How can we enable the leaders of tomorrow if we just focus on knowledge-based outputs and achievements and we forget the essence, the core principles and values that can make children responsible and active citizens?

Considering the daunting challenges the world is facing, promoting and boosting volunteerism should be a no brainier. Making it easier for people to give their time, energies and skills to help tackling the many issues negatively affecting our society should be really an easy choice for governments around the world to make.

Yet volunteering remains largely out of fashion, neglected and overshadowed. We often focus on individual problems like climate change, but we tend to forget the unrelenting work, all free of charge, that activists are putting in with so much determination. We are living in a society so focussed on appearance and materialistic rewards. It is a society that puts a premium on the number of clicks on our social media posts but struggles to give volunteering its due.

But volunteering could really make a difference at multiple levels. I will never be tired of writing that volunteerism is not just a meaningful and effective tool to help solve the biggest problems. As explained by UNV, the United Nations arm promoting volunteering, "volunteerism makes people part of the solutions. It lets people and communities participate in their development".

But it's much more than this: it is also good for the people who practise it and embrace the universal values embedded in it. Through volunteering people can learn new competences, starting from soft skills, the so-called "people's skills" that are going to be so indispensable in an era that is going to be dominated by Artificial Intelligence.

But, oftentimes, you can also develop other essential know-hows and knowledge that a person can put in practice every single day. I wish more people would write about volunteerism these days, the forgotten "glue" that could tremendously help local communities to stay closer and more cohesive. Unfortunately, it is not happening. Yet those who passionately love volunteerism should not despair.

That's why, on a day like International Volunteer Day (Thursday), we should not lose hope and redouble our efforts to talk about it and promote it. Hope, let's remind ourselves, is really paramount especially when around the world there are so many complex challenges that seem to be unsurmountable. And volunteering is really a "hope multiplier", a catalyst for people not to lose sight that better times are possible.

I do know that these words might appear a little "cheesy", the usual high rhetoric. The world, some might argue, is too complex, and there is too much cynicism, people are greedy and what, at the end, counts is making money. Why should we waste our time on giving our skills and energies without getting anything back?

I am aware of this type of reasoning, but nevertheless we cannot surrender our high ideals and values-based principles to a vision of the world driven by a zero sum thinking. If we abandon ourselves to this logic, our planet, our lives would be ruined for good.

But, more practically, what can we do to promote a culture that can appreciate altruism and solidarity, two bedrocks of volunteering? To start with, families should be the first place where children learn about the importance of being kind to each other. Kindness, expressed in simple ways, is a starting point, the foundation for a life in which, of course, we prioritise ourselves but we do not forget to help out.

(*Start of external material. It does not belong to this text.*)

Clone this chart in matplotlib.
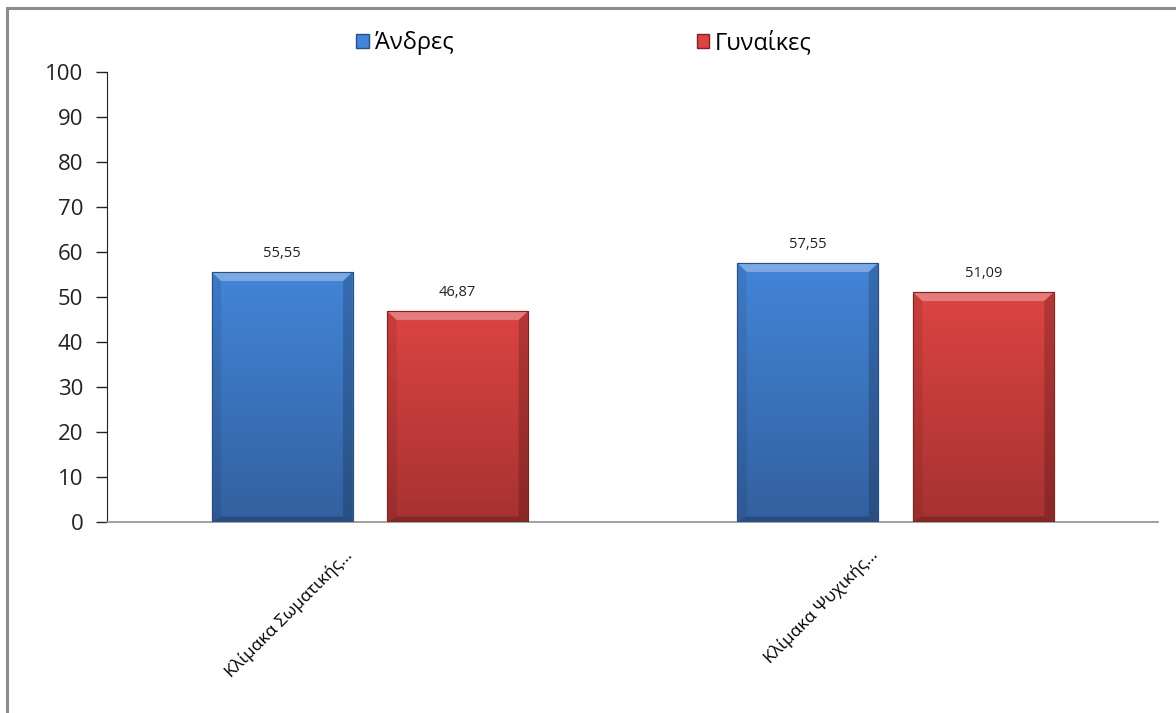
import numpy as np
import matplotlib
matplotlib.use('Agg')
import matplotlib.pyplot as plt
from matplotlib.colors import LinearSegmentedColormap
from matplotlib.patches import Rectangle, Patch
from matplotlib.transforms import ScaledTranslation

plt.rcParams['font.family'] = ['Open Sans', 'Noto Sans', 'DejaVu Sans']

# Δεδομένα
categories = ['Κλίμακα Σωματικής...', 'Κλίμακα Ψυχικής...']
series_names = ['Άνδρες', 'Γυναίκες']
andres = [55.55, 57.55]
gynaikes = [46.87, 51.09]
yticks = list(range(0, 101, 10))

# χρώματα: (πάνω, κάτω, περίγραμμα)
blue = ('#4385d8', '#33609f', '#2a4f85')
red = ('#dc4442', '#a63231', '#7e2524')

fig = plt.figure(figsize=(11.76, 7.13), dpi=100)
ax = fig.add_axes([0.091, 0.268, 0.894, 0.631])

# γκρι πλαίσιο γύρω από το γράφημα
fig.patches.append(Rectangle((7 / 1176, -0.05), 1.2, 1 - 8 / 713 + 0.05,
                             transform=fig.transFigure, fill=False,
                             edgecolor='#8c8c8c', linewidth=2.2))

x = np.arange(len(categories))
w = 0.268
off = 0.167


def shaded_bars(xpos, vals, cols):
    bars = ax.bar(xpos, vals, w, color=cols[0], edgecolor=cols[2], linewidth=0.8, zorder=2)
    cmap = LinearSegmentedColormap.from_list('g', [cols[1], cols[0]])
    grad = np.linspace(0, 1, 256).reshape(-1, 1)
    for b in bars:
        x0, y0, bw, bh = b.get_x(), b.get_y(), b.get_width(), b.get_height()
        im = ax.imshow(grad, cmap=cmap, extent=[x0, x0 + bw, y0, y0 + bh],
                       aspect='auto', origin='lower', zorder=3)
        im.set_clip_path(b)
        # φωτεινή λωρίδα στην κορυφή (ανάγλυφο)
        ax.fill([x0, x0 + bw, x0 + bw - 0.018, x0 + 0.018],
                [y0 + bh, y0 + bh, y0 + bh - 2.0, y0 + bh - 2.0],
                color='white', alpha=0.3, lw=0, zorder=4)
        # σκούρες πλευρές
        ax.fill([x0 + bw, x0 + bw, x0 + bw - 0.018, x0 + bw - 0.018],
                [y0, y0 + bh, y0 + bh - 2.0, y0 + 1.2],
                color='black', alpha=0.18, lw=0, zorder=4)
        ax.fill([x0, x0, x0 + 0.018, x0 + 0.018],
                [y0, y0 + bh, y0 + bh - 2.0, y0 + 1.2],
                color='black', alpha=0.08, lw=0, zorder=4)
        ax.fill([x0, x0 + bw, x0 + bw - 0.018, x0 + 0.018],
                [y0, y0, y0 + 1.2, y0 + 1.2],
                color='black', alpha=0.2, lw=0, zorder=4)
        ax.add_patch(Rectangle((x0, y0), bw, bh, fill=False, edgecolor=cols[2],
                               linewidth=0.8, zorder=5))
        ax.annotate(f'{bh:.2f}'.replace('.', ','), (x0 + bw / 2, y0 + bh),
                    xytext=(0, 8), textcoords='offset points',
                    ha='center', va='bottom', fontsize=10.5, color='#222222')
    return bars


shaded_bars(x - off, andres, blue)
shaded_bars(x + off, gynaikes, red)

ax.set_xlim(-0.5, len(categories) - 0.5)
ax.set_ylim(0, 100)
ax.set_yticks(yticks)
ax.tick_params(axis='y', direction='out', length=8, width=1, pad=9,
               labelsize=16, colors='#222222')
ax.set_xticks(x)
ax.set_xticklabels(categories, rotation=45, ha='right', va='top', fontsize=12.5)
ax.tick_params(axis='x', length=0, pad=18)
# μικρή μετατόπιση των ετικετών προς τα αριστερά
shift = ScaledTranslation(-10 / 72, 0, fig.dpi_scale_trans)
for lbl in ax.get_xticklabels():
    lbl.set_transform(lbl.get_transform() + shift)

for s in ['top', 'right']:
    ax.spines[s].set_visible(False)
ax.spines['left'].set_color('#222222')
ax.spines['bottom'].set_color('#909090')
ax.spines['bottom'].set_linewidth(1.2)

handles = [Patch(facecolor=blue[0], edgecolor=blue[2]),
           Patch(facecolor=red[0], edgecolor=red[2])]
fig.legend(handles, series_names, loc='center left', bbox_to_anchor=(0.285, 0.94),
           ncol=2, frameon=False, fontsize=17, handlelength=0.52, handleheight=0.52,
           handletextpad=0.25, columnspacing=10.3)

fig.savefig('out.png', dpi=100, facecolor='white')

Schools also play a huge role in fostering a culture of generosity and giving. I do understand that schools, especially the public, community managed ones, face many challenges. Yet education and learning should be about setting "first things first".

How can we enable the leaders of tomorrow if we just focus on knowledge-based outputs and achievements and we forget the essence, the core principles and values that can make children not only successful in a materialistic way but also responsible and active citizens?

The theme of this year's International Volunteer Day is focused on enabling volunteering to help achieve the Sustainable Development Goals. We often forget about these crucial goals, but, instead, they should represent a real "Call for Actions" that schools should prioritise.

The state has a huge responsibility in meeting the SDGs. Local, provincial and federal levels should do a much better job at harnessing volunteering as a very practical way to help achieving the SDGs that, in other words, means creating development and growth in an inclusive way.

Volunteering, in a way, "democratises" development and public policies because it involves and it engages people. As UNV shares in its website, "volunteers create a richer culture of service within their communities. They help bridge the gap between generations and support behind sustainable development". If we could only get rid of a "silos" approach that does a very poor job at linking things together.

Volunteering should be the one thing that brings all the societal and development areas together, the real "glue". Instead what happens is that we conveniently remember about volunteering once a year, on the 5th of December, and then we move on. What a mistake we are committing.

Our most pressing challenges can only be won with strong, massive and effective state interventions and with a private sector that is not only after the so-called "bottom line". But volunteering can play an important, complimentary role when both the state and the corporates are unable or unwilling to fulfill their true and holistic mandates: helping societies around the world to prosper inclusively.

Without any help from the government, it is up to each of us to find our own way to champion volunteerism. People might not imagine it, but making volunteerism a central pillar of their lives will be tremendously powerful, rewarding and literally transformative.